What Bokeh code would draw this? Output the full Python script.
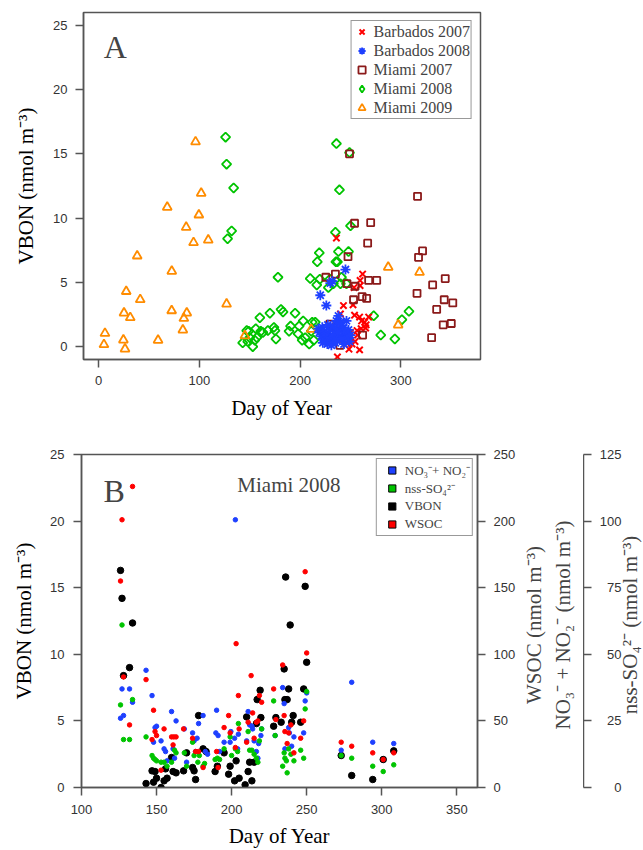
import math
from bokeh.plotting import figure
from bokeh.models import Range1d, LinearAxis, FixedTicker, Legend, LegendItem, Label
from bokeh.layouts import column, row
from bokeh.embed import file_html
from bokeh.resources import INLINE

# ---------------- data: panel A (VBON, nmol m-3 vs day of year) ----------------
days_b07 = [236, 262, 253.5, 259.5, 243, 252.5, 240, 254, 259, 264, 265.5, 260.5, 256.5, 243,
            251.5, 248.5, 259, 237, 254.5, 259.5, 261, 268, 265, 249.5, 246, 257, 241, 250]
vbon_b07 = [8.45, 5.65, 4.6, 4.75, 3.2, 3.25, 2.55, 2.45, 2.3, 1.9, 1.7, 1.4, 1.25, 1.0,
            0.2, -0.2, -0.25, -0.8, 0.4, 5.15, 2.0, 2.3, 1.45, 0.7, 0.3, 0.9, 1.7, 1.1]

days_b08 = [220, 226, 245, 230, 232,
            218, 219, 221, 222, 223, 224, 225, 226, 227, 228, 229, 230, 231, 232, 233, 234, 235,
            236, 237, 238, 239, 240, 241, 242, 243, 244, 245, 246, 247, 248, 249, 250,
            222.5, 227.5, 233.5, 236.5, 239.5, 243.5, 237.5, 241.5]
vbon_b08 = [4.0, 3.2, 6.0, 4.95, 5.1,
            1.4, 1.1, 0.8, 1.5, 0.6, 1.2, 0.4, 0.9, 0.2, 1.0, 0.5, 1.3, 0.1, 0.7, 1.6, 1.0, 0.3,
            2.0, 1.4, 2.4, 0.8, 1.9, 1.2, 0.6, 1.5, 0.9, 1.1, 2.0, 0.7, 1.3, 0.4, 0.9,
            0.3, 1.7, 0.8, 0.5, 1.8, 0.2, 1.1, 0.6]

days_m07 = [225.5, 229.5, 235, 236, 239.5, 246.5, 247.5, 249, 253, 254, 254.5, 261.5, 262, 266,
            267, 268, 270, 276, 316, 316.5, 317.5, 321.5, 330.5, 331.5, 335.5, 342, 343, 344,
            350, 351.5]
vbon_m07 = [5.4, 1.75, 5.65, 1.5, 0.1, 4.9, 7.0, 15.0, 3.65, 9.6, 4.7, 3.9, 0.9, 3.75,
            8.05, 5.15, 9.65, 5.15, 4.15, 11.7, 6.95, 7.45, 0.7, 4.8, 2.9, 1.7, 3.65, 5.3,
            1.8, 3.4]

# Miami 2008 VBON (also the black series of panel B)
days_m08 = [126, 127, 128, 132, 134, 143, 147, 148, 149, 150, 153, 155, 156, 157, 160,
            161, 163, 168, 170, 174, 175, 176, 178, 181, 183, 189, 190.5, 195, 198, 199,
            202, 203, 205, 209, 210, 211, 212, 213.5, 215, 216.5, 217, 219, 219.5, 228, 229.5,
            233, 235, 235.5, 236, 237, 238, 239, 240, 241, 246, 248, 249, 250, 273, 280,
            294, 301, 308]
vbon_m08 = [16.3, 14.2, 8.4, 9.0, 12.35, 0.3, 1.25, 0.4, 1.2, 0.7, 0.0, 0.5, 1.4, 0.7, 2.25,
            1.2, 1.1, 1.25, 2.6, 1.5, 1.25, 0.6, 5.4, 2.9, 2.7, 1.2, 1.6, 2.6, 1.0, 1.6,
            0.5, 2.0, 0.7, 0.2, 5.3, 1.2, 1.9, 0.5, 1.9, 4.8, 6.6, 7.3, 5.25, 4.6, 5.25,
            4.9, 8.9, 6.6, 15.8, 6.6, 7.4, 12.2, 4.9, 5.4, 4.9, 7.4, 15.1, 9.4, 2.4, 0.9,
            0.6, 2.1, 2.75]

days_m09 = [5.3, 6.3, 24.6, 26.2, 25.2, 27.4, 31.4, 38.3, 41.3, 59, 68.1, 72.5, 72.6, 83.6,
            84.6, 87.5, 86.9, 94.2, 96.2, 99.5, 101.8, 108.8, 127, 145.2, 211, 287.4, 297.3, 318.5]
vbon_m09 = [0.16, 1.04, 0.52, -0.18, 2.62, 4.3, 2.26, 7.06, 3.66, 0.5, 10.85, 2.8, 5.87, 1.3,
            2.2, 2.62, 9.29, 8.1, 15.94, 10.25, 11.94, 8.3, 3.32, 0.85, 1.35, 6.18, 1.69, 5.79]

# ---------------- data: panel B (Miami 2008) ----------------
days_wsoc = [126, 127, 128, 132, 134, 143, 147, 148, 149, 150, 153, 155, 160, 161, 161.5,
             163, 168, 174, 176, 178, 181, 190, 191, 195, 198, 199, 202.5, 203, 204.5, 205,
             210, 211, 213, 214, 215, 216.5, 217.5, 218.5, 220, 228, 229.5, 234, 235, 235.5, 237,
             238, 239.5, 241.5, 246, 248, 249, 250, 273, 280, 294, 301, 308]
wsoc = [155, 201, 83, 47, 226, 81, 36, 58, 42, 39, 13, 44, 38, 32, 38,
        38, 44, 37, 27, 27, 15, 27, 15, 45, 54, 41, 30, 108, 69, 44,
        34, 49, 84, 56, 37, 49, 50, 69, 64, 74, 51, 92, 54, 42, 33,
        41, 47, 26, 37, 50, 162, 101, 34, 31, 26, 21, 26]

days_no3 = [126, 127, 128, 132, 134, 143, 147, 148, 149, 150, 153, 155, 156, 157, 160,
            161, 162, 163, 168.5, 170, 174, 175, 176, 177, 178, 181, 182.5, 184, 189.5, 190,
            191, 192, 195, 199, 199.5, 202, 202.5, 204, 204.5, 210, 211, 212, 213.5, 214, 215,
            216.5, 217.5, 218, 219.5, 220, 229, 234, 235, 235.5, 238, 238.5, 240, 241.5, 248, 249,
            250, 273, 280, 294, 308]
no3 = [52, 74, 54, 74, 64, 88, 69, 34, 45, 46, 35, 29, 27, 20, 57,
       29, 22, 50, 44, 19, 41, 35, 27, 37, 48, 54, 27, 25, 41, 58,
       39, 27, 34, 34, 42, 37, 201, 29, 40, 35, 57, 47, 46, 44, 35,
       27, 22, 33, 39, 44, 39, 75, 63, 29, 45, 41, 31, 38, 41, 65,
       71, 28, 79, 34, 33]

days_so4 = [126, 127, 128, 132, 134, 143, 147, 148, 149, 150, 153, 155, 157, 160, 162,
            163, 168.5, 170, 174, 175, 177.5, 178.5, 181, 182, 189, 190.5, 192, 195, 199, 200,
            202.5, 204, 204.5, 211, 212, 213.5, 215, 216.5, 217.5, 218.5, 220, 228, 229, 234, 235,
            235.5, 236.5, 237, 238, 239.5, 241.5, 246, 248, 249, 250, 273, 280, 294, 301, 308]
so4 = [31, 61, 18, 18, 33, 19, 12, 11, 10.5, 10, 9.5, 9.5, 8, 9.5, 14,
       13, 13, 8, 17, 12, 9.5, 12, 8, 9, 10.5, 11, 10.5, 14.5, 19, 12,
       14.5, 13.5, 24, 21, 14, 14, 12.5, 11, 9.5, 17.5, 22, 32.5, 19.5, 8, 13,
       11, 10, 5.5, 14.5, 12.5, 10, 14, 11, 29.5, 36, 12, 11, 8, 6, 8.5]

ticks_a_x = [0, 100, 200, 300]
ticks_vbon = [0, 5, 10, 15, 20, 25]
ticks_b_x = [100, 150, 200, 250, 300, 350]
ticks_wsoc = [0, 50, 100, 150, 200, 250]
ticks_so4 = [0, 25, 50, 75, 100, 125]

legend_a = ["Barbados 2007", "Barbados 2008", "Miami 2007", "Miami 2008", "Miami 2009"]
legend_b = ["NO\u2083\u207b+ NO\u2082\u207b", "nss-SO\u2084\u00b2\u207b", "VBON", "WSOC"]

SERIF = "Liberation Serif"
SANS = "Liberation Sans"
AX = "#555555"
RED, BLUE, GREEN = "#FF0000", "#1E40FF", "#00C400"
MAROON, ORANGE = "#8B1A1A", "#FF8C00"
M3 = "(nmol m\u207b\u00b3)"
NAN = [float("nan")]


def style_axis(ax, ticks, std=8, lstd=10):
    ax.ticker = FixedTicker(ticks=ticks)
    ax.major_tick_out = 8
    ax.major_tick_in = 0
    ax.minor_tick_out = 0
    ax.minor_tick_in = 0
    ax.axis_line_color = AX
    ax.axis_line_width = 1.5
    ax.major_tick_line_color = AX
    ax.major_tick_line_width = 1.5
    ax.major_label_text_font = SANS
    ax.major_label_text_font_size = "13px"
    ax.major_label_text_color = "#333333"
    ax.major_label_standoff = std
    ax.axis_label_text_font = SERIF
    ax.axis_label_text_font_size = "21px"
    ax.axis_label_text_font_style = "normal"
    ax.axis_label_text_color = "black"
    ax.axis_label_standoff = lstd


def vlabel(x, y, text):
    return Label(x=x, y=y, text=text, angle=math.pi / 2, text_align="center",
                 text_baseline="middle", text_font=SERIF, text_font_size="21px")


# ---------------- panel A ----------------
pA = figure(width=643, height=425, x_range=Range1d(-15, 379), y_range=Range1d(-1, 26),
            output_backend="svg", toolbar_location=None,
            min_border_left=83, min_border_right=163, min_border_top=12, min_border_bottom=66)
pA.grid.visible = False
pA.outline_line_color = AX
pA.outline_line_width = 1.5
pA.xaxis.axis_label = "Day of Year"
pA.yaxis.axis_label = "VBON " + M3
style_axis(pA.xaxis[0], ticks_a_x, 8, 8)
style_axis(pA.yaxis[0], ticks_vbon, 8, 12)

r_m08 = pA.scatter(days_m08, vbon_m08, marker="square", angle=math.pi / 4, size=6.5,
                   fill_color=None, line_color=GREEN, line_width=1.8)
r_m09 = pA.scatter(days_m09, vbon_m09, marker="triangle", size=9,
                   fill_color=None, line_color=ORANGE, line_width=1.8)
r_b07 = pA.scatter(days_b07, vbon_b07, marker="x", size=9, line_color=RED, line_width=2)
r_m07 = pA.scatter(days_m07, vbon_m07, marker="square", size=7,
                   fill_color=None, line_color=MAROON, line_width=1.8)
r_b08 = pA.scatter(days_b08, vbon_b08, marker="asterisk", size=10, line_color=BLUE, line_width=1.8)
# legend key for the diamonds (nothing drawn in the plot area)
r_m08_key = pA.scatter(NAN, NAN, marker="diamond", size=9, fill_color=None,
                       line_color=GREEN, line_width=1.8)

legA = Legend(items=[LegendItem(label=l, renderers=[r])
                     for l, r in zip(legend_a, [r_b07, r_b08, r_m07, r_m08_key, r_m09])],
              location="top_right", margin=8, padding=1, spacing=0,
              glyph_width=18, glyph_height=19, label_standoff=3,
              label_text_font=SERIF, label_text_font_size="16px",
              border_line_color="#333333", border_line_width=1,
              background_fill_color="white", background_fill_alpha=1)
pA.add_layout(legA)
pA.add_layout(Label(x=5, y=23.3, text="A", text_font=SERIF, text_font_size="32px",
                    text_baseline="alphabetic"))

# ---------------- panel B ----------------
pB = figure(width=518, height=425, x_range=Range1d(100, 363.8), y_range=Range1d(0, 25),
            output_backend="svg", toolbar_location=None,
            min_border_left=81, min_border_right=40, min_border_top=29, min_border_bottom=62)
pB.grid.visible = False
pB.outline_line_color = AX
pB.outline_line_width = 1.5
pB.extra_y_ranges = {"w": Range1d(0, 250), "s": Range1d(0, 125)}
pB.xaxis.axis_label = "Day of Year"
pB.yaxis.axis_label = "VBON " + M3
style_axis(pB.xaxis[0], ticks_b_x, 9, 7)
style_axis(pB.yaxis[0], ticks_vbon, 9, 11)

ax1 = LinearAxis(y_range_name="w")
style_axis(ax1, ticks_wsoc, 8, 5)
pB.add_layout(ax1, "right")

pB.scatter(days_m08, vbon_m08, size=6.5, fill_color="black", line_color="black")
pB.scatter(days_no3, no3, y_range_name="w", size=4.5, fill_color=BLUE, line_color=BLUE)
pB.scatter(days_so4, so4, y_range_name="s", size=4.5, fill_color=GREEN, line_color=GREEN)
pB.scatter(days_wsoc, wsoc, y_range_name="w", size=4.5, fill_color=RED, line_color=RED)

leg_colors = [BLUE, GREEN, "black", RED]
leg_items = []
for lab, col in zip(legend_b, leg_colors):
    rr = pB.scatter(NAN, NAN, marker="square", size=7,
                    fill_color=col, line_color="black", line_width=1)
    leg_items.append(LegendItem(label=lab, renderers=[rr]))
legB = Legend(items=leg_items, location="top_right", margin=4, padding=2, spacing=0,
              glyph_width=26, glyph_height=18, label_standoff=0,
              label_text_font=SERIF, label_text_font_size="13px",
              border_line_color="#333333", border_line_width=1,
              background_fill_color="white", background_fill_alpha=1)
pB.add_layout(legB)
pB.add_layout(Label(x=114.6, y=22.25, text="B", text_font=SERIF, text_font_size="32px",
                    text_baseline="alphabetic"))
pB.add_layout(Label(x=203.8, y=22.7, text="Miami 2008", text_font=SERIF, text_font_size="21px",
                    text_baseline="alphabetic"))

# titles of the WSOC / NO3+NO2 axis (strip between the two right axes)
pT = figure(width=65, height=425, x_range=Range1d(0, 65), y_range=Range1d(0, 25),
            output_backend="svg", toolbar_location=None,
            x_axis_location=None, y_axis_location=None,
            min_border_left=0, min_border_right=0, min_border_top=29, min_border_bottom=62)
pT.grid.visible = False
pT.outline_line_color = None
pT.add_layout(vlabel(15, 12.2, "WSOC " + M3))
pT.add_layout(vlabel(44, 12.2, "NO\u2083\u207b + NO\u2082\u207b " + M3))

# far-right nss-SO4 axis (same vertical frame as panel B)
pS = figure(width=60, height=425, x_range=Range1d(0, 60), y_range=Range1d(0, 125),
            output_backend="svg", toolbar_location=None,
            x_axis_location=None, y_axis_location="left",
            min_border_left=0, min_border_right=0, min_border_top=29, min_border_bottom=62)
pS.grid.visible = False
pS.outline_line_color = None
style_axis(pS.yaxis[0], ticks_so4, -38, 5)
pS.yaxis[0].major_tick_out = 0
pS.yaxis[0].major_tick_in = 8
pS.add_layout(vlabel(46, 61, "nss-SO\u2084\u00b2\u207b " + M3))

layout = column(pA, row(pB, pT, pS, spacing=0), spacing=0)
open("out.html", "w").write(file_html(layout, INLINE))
-*-*-
• WHAT YOU ARE ASKED TO DO
Begin at the first line of the material and copy each line exactly through the one containing "from bokeh.resources import INLINE". Omit pictures.

• ANSWER TO THE EXERCISE
What Bokeh code would draw this? Output the full Python script.
import math
from bokeh.plotting import figure
from bokeh.models import Range1d, LinearAxis, FixedTicker, Legend, LegendItem, Label
from bokeh.layouts import column, row
from bokeh.embed import file_html
from bokeh.resources import INLINE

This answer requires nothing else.